EXERCISE OBJECTIVE: Copy the data below exactly, omitting any picture it contains.

* Begin RAW DATA *

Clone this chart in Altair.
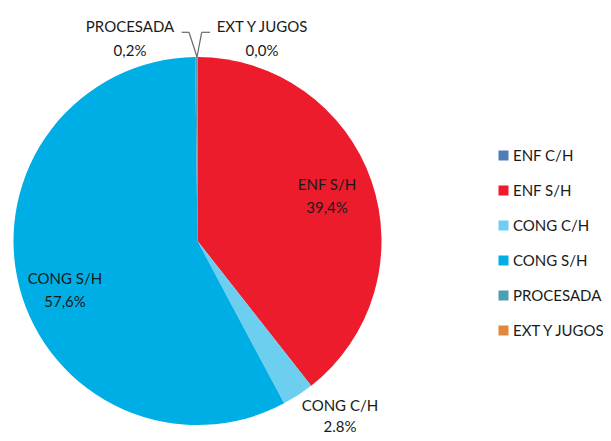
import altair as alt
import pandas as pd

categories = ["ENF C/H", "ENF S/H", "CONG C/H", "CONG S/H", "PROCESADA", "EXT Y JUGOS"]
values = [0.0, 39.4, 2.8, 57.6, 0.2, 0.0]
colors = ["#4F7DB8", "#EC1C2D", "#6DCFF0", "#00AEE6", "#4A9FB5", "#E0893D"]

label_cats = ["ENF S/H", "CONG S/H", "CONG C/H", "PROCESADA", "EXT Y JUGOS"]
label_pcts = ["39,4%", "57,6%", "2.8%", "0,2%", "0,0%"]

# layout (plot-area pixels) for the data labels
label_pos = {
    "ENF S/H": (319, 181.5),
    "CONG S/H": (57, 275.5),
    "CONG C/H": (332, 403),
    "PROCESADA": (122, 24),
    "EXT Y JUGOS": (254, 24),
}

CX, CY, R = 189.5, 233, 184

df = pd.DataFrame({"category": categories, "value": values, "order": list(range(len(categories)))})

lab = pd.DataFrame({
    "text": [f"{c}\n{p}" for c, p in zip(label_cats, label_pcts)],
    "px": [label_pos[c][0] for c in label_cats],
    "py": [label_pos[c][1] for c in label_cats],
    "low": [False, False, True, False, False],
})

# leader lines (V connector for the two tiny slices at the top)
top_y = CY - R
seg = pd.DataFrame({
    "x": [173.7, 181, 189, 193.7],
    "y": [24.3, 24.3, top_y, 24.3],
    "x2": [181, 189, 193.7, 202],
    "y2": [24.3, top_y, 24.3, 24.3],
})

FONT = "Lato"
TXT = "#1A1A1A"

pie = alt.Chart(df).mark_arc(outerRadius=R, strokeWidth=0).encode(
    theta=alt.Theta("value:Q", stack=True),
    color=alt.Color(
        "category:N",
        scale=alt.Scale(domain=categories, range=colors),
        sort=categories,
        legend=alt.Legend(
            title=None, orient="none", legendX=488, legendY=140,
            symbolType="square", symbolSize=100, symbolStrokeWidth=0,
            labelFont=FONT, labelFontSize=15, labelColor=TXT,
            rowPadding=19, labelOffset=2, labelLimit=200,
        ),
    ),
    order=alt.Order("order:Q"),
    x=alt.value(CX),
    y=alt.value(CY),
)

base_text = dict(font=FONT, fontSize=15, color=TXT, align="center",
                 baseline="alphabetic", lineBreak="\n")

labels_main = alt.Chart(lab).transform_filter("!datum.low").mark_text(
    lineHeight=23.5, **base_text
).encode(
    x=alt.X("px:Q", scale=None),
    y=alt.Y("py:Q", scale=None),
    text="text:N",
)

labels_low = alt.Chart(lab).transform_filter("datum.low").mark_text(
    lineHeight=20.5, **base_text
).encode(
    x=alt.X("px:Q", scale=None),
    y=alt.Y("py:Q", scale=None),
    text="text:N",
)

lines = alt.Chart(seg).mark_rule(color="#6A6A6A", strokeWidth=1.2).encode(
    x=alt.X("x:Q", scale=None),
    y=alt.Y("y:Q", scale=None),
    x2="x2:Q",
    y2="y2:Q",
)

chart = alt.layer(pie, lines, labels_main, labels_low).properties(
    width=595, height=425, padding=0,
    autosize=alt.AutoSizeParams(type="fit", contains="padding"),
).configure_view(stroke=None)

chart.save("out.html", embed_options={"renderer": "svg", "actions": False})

* End RAW DATA *

TASK RESPONSE:
Clone this chart in Altair.
import altair as alt
import pandas as pd

categories = ["ENF C/H", "ENF S/H", "CONG C/H", "CONG S/H", "PROCESADA", "EXT Y JUGOS"]
values = [0.0, 39.4, 2.8, 57.6, 0.2, 0.0]
colors = ["#4F7DB8", "#EC1C2D", "#6DCFF0", "#00AEE6", "#4A9FB5", "#E0893D"]

label_cats = ["ENF S/H", "CONG S/H", "CONG C/H", "PROCESADA", "EXT Y JUGOS"]
label_pcts = ["39,4%", "57,6%", "2.8%", "0,2%", "0,0%"]

# layout (plot-area pixels) for the data labels
label_pos = {
    "ENF S/H": (319, 181.5),
    "CONG S/H": (57, 275.5),
    "CONG C/H": (332, 403),
    "PROCESADA": (122, 24),
    "EXT Y JUGOS": (254, 24),
}

CX, CY, R = 189.5, 233, 184

df = pd.DataFrame({"category": categories, "value": values, "order": list(range(len(categories)))})

lab = pd.DataFrame({
    "text": [f"{c}\n{p}" for c, p in zip(label_cats, label_pcts)],
    "px": [label_pos[c][0] for c in label_cats],
    "py": [label_pos[c][1] for c in label_cats],
    "low": [False, False, True, False, False],
})

# leader lines (V connector for the two tiny slices at the top)
top_y = CY - R
seg = pd.DataFrame({
    "x": [173.7, 181, 189, 193.7],
    "y": [24.3, 24.3, top_y, 24.3],
    "x2": [181, 189, 193.7, 202],
    "y2": [24.3, top_y, 24.3, 24.3],
})

FONT = "Lato"
TXT = "#1A1A1A"

pie = alt.Chart(df).mark_arc(outerRadius=R, strokeWidth=0).encode(
    theta=alt.Theta("value:Q", stack=True),
    color=alt.Color(
        "category:N",
        scale=alt.Scale(domain=categories, range=colors),
        sort=categories,
        legend=alt.Legend(
            title=None, orient="none", legendX=488, legendY=140,
            symbolType="square", symbolSize=100, symbolStrokeWidth=0,
            labelFont=FONT, labelFontSize=15, labelColor=TXT,
            rowPadding=19, labelOffset=2, labelLimit=200,
        ),
    ),
    order=alt.Order("order:Q"),
    x=alt.value(CX),
    y=alt.value(CY),
)

base_text = dict(font=FONT, fontSize=15, color=TXT, align="center",
                 baseline="alphabetic", lineBreak="\n")

labels_main = alt.Chart(lab).transform_filter("!datum.low").mark_text(
    lineHeight=23.5, **base_text
).encode(
    x=alt.X("px:Q", scale=None),
    y=alt.Y("py:Q", scale=None),
    text="text:N",
)

labels_low = alt.Chart(lab).transform_filter("datum.low").mark_text(
    lineHeight=20.5, **base_text
).encode(
    x=alt.X("px:Q", scale=None),
    y=alt.Y("py:Q", scale=None),
    text="text:N",
)

lines = alt.Chart(seg).mark_rule(color="#6A6A6A", strokeWidth=1.2).encode(
    x=alt.X("x:Q", scale=None),
    y=alt.Y("y:Q", scale=None),
    x2="x2:Q",
    y2="y2:Q",
)

chart = alt.layer(pie, lines, labels_main, labels_low).properties(
    width=595, height=425, padding=0,
    autosize=alt.AutoSizeParams(type="fit", contains="padding"),
).configure_view(stroke=None)

chart.save("out.html", embed_options={"renderer": "svg", "actions": False})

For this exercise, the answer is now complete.